You're welcome. Was just being honest. i'm glad they mean a lot, though. ... That's certainly a good reason (working) to leave this board for awhile. i know what you mean "having a really hard time tending to multiple spheres" of one's life. i have such a difficult freaking time with that too. i probably spend way too much time on this site actually. It's so informative, and often quite helpful, but i think it's just become something of an addiction now. Other areas of my life suffer as a result, to some extent. i want to try to continue reading and posting on this site but to limit myself much more, time wise.

> I hope to "keep it together" mroe this time so that I can stay on this board, move out of my house, make some real money so I can afford a real pdoc; then I could actually make it in school and become a psychopharmacologist. Aaah, to be able to actually help people with my talent [after its sufficiently nurtured by real training] instead of simply posting on this board... ;)

That'd be great. i hope you continue posting here. But i hope it doesn't hinder your other goals at all. Good luck with all those other things, by the way. We need psychopharmacologists like you, and you'd be a great one, as far as i can tell.
But you should have said, "Aaah, to be able to *especially* help people with my talent... even though i do help people some, even a good deal, by posting on this board." i know what you mean though. That would be great.

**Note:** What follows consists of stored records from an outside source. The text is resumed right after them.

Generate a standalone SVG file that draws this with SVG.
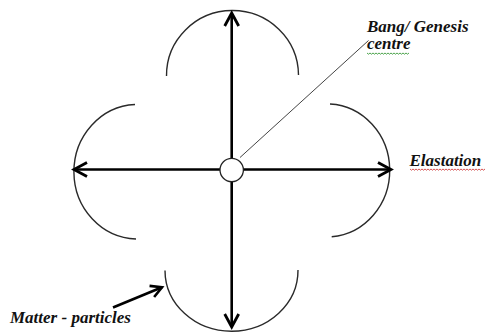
<svg xmlns="http://www.w3.org/2000/svg" width="485" height="335" viewBox="0 0 485 335">
<style>
.lbl{font-family:"Liberation Serif","Times New Roman",serif;font-weight:bold;font-style:italic;font-size:17px;fill:#111}
.arc{fill:none;stroke:#2a2a2a;stroke-width:1.4}
.axis{fill:none;stroke:#000;stroke-width:2.6}
.thin{fill:none;stroke:#444;stroke-width:1}
.wave{fill:none;stroke-width:0.9}
</style>
<defs>
<marker id="chev" markerUnits="userSpaceOnUse" viewBox="-16 -10 20 20" refX="0" refY="0" markerWidth="20" markerHeight="20" orient="auto">
<path d="M-13 -7 L0 0 L-13 7" fill="none" stroke="#000" stroke-width="2.8" stroke-linejoin="miter"/>
</marker>
<marker id="chevs" markerUnits="userSpaceOnUse" viewBox="-16 -10 20 20" refX="0" refY="0" markerWidth="20" markerHeight="20" orient="auto">
<path d="M-11 -6 L0 0 L-11 6" fill="none" stroke="#000" stroke-width="2.6"/>
</marker>
</defs>
<g id="arcs">
<g id="arc-top"><path class="arc" d="M166.5 76 A66 65 0 0 1 298.5 75"/></g>
<g id="arc-left"><path class="arc" d="M135 104.5 A64 67.3 0 0 0 136 239"/></g>
<g id="arc-right"><path class="arc" d="M330 104 A63 66.5 0 0 1 331.7 236.7"/></g>
<g id="arc-bottom"><path class="arc" d="M165 270.5 A66.5 61 0 0 0 298 270"/></g>
</g>
<g id="connectors">
<line class="axis" x1="231.7" y1="158" x2="231.7" y2="13" marker-end="url(#chev)"/>
<line class="axis" x1="231.7" y1="182" x2="231.7" y2="327" marker-end="url(#chev)"/>
<line class="axis" x1="220" y1="169.5" x2="74" y2="169.5" marker-end="url(#chev)"/>
<line class="axis" x1="243" y1="169.5" x2="391" y2="169.5" marker-end="url(#chev)"/>
<line class="thin" x1="240" y1="157.5" x2="368.5" y2="40.5"/>
<line class="axis" x1="113" y1="307.5" x2="162" y2="287.2" marker-end="url(#chevs)"/>
</g>
<g id="centre-node">
<circle cx="231.7" cy="170" r="11.7" fill="#fff" stroke="#222" stroke-width="1.3"/>
</g>
<g id="label-bang">
<text class="lbl" x="367" y="31.5">Bang/ Genesis</text>
<text class="lbl" x="367" y="49.3">centre</text>
<path class="wave" stroke="#3a9a3a" d="M367 53 l1.5 1.2 l1.5 -1.2 l1.5 1.2 l1.5 -1.2 l1.5 1.2 l1.5 -1.2 l1.5 1.2 l1.5 -1.2 l1.5 1.2 l1.5 -1.2 l1.5 1.2 l1.5 -1.2 l1.5 1.2 l1.5 -1.2 l1.5 1.2 l1.5 -1.2 l1.5 1.2 l1.5 -1.2 l1.5 1.2 l1.5 -1.2 l1.5 1.2 l1.5 -1.2 l1.5 1.2 l1.5 -1.2 l1.5 1.2 l1.5 -1.2 l1.5 1.2 l1.5 -1.2"/>
</g>
<g id="label-elastation">
<text class="lbl" x="409.5" y="165.5">Elastation</text>
<path class="wave" stroke="#d04040" d="M410 169 l1.5 1.2 l1.5 -1.2 l1.5 1.2 l1.5 -1.2 l1.5 1.2 l1.5 -1.2 l1.5 1.2 l1.5 -1.2 l1.5 1.2 l1.5 -1.2 l1.5 1.2 l1.5 -1.2 l1.5 1.2 l1.5 -1.2 l1.5 1.2 l1.5 -1.2 l1.5 1.2 l1.5 -1.2 l1.5 1.2 l1.5 -1.2 l1.5 1.2 l1.5 -1.2 l1.5 1.2 l1.5 -1.2 l1.5 1.2 l1.5 -1.2 l1.5 1.2 l1.5 -1.2 l1.5 1.2 l1.5 -1.2 l1.5 1.2 l1.5 -1.2 l1.5 1.2 l1.5 -1.2 l1.5 1.2 l1.5 -1.2 l1.5 1.2 l1.5 -1.2 l1.5 1.2 l1.5 -1.2 l1.5 1.2 l1.5 -1.2 l1.5 1.2 l1.5 -1.2 l1.5 1.2 l1.5 -1.2 l1.5 1.2 l1.5 -1.2 l1.5 1.2 l1.5 -1.2"/>
</g>
<g id="label-matter">
<text class="lbl" x="10" y="323.3">Matter - particles</text>
</g>
</svg>
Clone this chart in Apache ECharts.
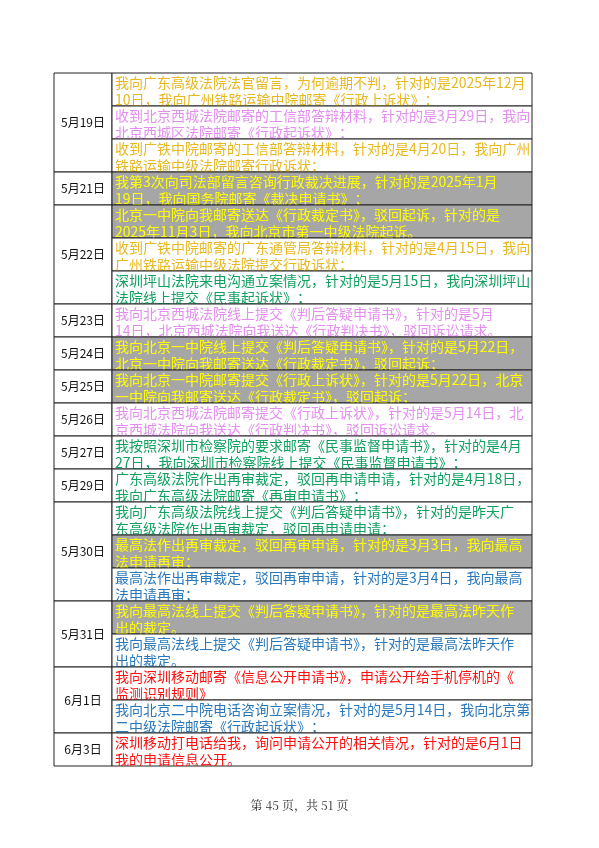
<!DOCTYPE html>
<html>
<head>
<meta charset="utf-8">
<script src="https://cdn.jsdelivr.net/npm/echarts@6/dist/echarts.min.js"></script>
<style>
  html, body { margin: 0; padding: 0; background: #fff; }
  #main { width: 599px; height: 848px; }
</style>
</head>
<body>
<div id="main"></div>
<script>
// Date groups: label, row count
const dateLabels = ["5月19日", "5月21日", "5月22日", "5月23日", "5月24日", "5月25日", "5月26日",
  "5月27日", "5月29日", "5月30日", "5月31日", "6月1日", "6月3日"];
const dateSpans = [3, 1, 3, 1, 1, 1, 1, 1, 1, 3, 2, 2, 1];

// Entry rows: text and style key
const entryTexts = [
  "我向广东高级法院法官留言，为何逾期不判，针对的是2025年12月\n10日，我向广州铁路运输中院邮寄《行政上诉状》；",
  "收到北京西城法院邮寄的工信部答辩材料，针对的是3月29日，我向\n北京西城区法院邮寄《行政起诉状》；",
  "收到广铁中院邮寄的工信部答辩材料，针对的是4月20日，我向广州\n铁路运输中级法院邮寄行政诉状；",
  "我第3次向司法部留言咨询行政裁决进展，针对的是2025年1月\n19日，我向国务院邮寄《裁决申请书》；",
  "北京一中院向我邮寄送达《行政裁定书》，驳回起诉，针对的是\n2025年11月3日，我向北京市第一中级法院起诉。",
  "收到广铁中院邮寄的广东通管局答辩材料，针对的是4月15日，我向\n广州铁路运输中级法院提交行政诉状；",
  "深圳坪山法院来电沟通立案情况，针对的是5月15日，我向深圳坪山\n法院线上提交《民事起诉状》；",
  "我向北京西城法院线上提交《判后答疑申请书》，针对的是5月\n14日，北京西城法院向我送达《行政判决书》，驳回诉讼请求。",
  "我向北京一中院线上提交《判后答疑申请书》，针对的是5月22日，\n北京一中院向我邮寄送达《行政裁定书》，驳回起诉；",
  "我向北京一中院邮寄提交《行政上诉状》，针对的是5月22日，北京\n一中院向我邮寄送达《行政裁定书》，驳回起诉；",
  "我向北京西城法院邮寄提交《行政上诉状》，针对的是5月14日，北\n京西城法院向我送达《行政判决书》，驳回诉讼请求。",
  "我按照深圳市检察院的要求邮寄《民事监督申请书》，针对的是4月\n27日，我向深圳市检察院线上提交《民事监督申请书》；",
  "广东高级法院作出再审裁定，驳回再申请申请，针对的是4月18日，\n我向广东高级法院邮寄《再审申请书》；",
  "我向广东高级法院线上提交《判后答疑申请书》，针对的是昨天广\n东高级法院作出再审裁定，驳回再申请申请；",
  "最高法作出再审裁定，驳回再审申请，针对的是3月3日，我向最高\n法申请再审；",
  "最高法作出再审裁定，驳回再审申请，针对的是3月4日，我向最高\n法申请再审；",
  "我向最高法线上提交《判后答疑申请书》，针对的是最高法昨天作\n出的裁定。",
  "我向最高法线上提交《判后答疑申请书》，针对的是最高法昨天作\n出的裁定。",
  "我向深圳移动邮寄《信息公开申请书》，申请公开给手机停机的《\n监测识别规则》",
  "我向北京二中院电话咨询立案情况，针对的是5月14日，我向北京第\n二中级法院邮寄《行政起诉状》；",
  "深圳移动打电话给我，询问申请公开的相关情况，针对的是6月1日\n我的申请信息公开。"
];
const entryStyles = ["gold", "violet", "gold", "gray", "gray", "gold", "green", "violet", "gray", "gray",
  "violet", "green", "green", "green", "gray", "blue", "gray", "blue", "red", "blue", "red"];

const STYLES = {
  gold:   { fill: "#ffffff", text: "#e8b820" },
  violet: { fill: "#ffffff", text: "#e48ef0" },
  gray:   { fill: "#a6a6a6", text: "#ffff00" },
  green:  { fill: "#ffffff", text: "#10a060" },
  blue:   { fill: "#ffffff", text: "#2a78bc" },
  red:    { fill: "#ffffff", text: "#ff1010" }
};

const ROWS = entryTexts.length;

// date cells built from spans
let start = 0;
const dateData = dateLabels.map((label, i) => {
  const d = [start, start + dateSpans[i], label];
  start += dateSpans[i];
  return d;
});
const entryData = entryTexts.map((t, i) => [i, i + 1, t, entryStyles[i]]);

const chart = echarts.init(document.getElementById("main"));

chart.setOption({
  animation: false,
  title: {
    text: "第 45 页，共 51 页",
    left: "center",
    top: 794,
    textStyle: { fontSize: 12, fontWeight: "normal", color: "#333", fontFamily: "Noto Serif CJK SC, serif" }
  },
  grid: { left: 54, right: 67, top: 73, height: 693 },
  xAxis: { type: "value", min: 0, max: 1, show: false },
  yAxis: { type: "value", min: 0, max: ROWS, inverse: true, show: false },
  series: [
    {
      type: "custom",
      data: dateData,
      encode: { y: [0, 1] },
      renderItem: (params, api) => {
        const p0 = api.coord([0, api.value(0)]);
        const p1 = api.coord([0, api.value(1)]);
        const x = p0[0], w = 58;
        return {
          type: "group",
          children: [
            { type: "rect", shape: { x: x, y: p0[1], width: w, height: p1[1] - p0[1] },
              style: { fill: "#fff", stroke: "#222", lineWidth: 1 } },
            { type: "text", style: { text: dateLabels[params.dataIndex], x: x + w / 2, y: (p0[1] + p1[1]) / 2,
              align: "center", verticalAlign: "middle", fill: "#111", fontSize: 12,
              fontFamily: "Noto Sans CJK SC" } }
          ]
        };
      }
    },
    {
      type: "custom",
      data: entryData,
      encode: { y: [0, 1] },
      renderItem: (params, api) => {
        const p0 = api.coord([0, api.value(0)]);
        const p1 = api.coord([1, api.value(1)]);
        const x = p0[0] + 58, w = p1[0] - x, h = p1[1] - p0[1];
        const st = STYLES[entryStyles[params.dataIndex]];
        return {
          type: "group",
          children: [
            { type: "rect", shape: { x: x, y: p0[1], width: w, height: h },
              style: { fill: st.fill, stroke: "#222", lineWidth: 1 } },
            { type: "text", clipPath: { type: "rect", shape: { x: x, y: p0[1], width: w, height: h } },
              style: { text: entryTexts[params.dataIndex], x: x + 3, y: p0[1] + 1,
                align: "left", verticalAlign: "top", fill: st.text, fontSize: 14, lineHeight: 17,
                fontFamily: "Noto Sans CJK SC" } }
          ]
        };
      }
    }
  ]
});
</script>
</body>
</html>
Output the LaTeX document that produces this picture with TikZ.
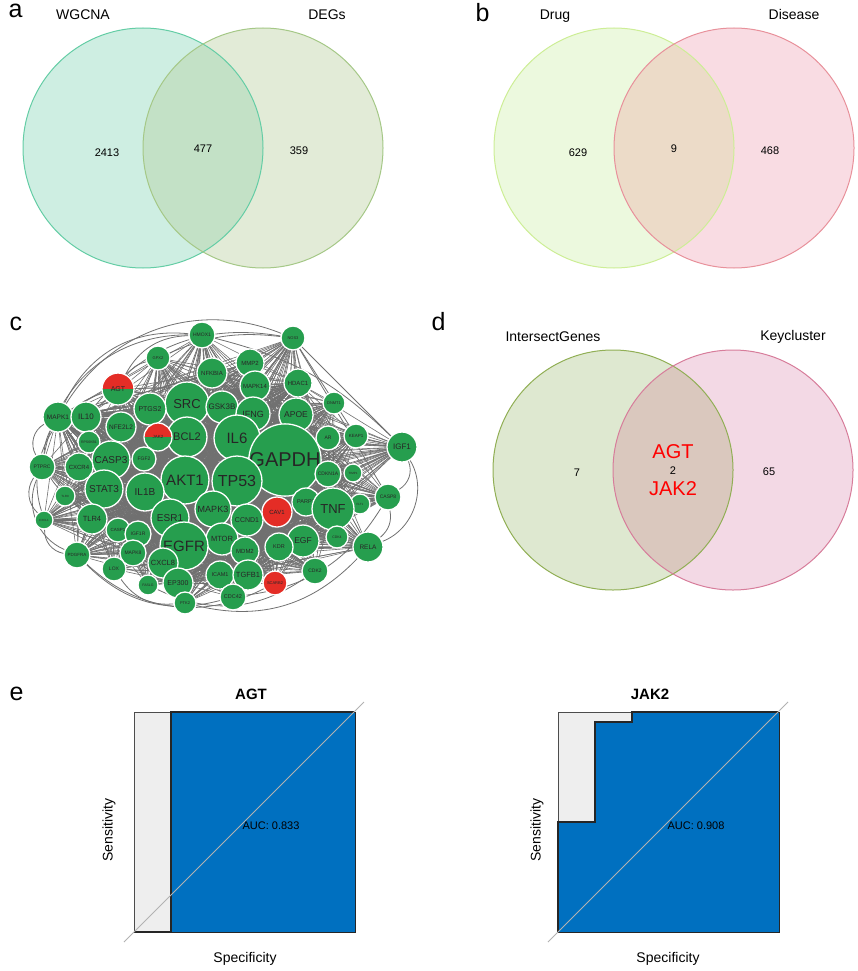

> Check out this cabergoline reference. If our Cromwellian drug laws permitted the marketing of a male sexual tonic, Dostinex (cabergoline) would be it. There are sites all over the internet touting it as a sexual fountain of youth; these claims are extreme yet well-founded:
> Effects of acute prolactin manipulation on sexual drive and function in males.
> Kruger TH, Haake P, Haverkamp J, Kramer M, Exton MS, Saller B, Leygraf N, Hartmann U, Schedlowski M.
> Department of Medical Psychology, University of Essen, Hufelandstrasse 55, 45122 Essen, Germany.
> The neuroendocrine response to sexual activity in humans is characterized by a pronounced orgasm-dependent increase of plasma levels of prolactin. In contrast to the well-known inhibitory effects of chronic hyperprolactinemia on sexual drive and function, the impact of acute prolactin alterations on human sexual physiology is unknown. Therefore, this study was designed to investigate the effects of acute manipulation of plasma prolactin on sexual behavior.Ten healthy males participated in a single-blind, placebo-controlled, balanced cross-over design. Prolactin levels were pharmacologically increased to high levels (protirelin, 50 micro g i.v.) or reduced to low physiological concentrations (cabergoline, 0.5 mg p.o.). Sexual arousal and orgasm were then induced by an erotic film and masturbation. In addition to continuous neuroendocrine and cardiovascular recordings, the quality and intensity of the acute sexual drive, arousal, orgasm and refractory period were assessed by extensive psychometric measures.***Administration of cabergoline decreased prolactin levels and significantly enhanced all parameters of sexual drive (P<0.05), function (P<0.01) and positive perception of the refractory period (P<0.01).*** Administration of protirelin increased prolactin concentrations and produced small, but not significant reductions of sexual parameters. The sexual effects observed from cabergoline were completely abrogated by coadministration of protirelin. Although different pharmacological sites of action of prolactin-altering drugs have to be considered, these data demonstrate that acute changes in prolactin plasma levels may be one factor modulating sexual drive and function. Therefore, besides a neuroendocrine reproductive reflex, a post-orgasmic prolactin increase may represent one factor modulating central nervous system centers controlling sexual drive and behavior. These findings may offer a new pharmacological approach for the treatment of sexual disorders.

Yeah, i would so love to try cabergoline. Man that'd be great.
i find it kind of interesting and humorous that this professional research study utilized "erotic film and masturbation." i'm sure it's not the only study to do something like that, but i haven't exactly come across it before.
Anyway, thanks so much for your helpful comments, again. And i'm sorry this was so long and tedious to read. i'm horribly tired.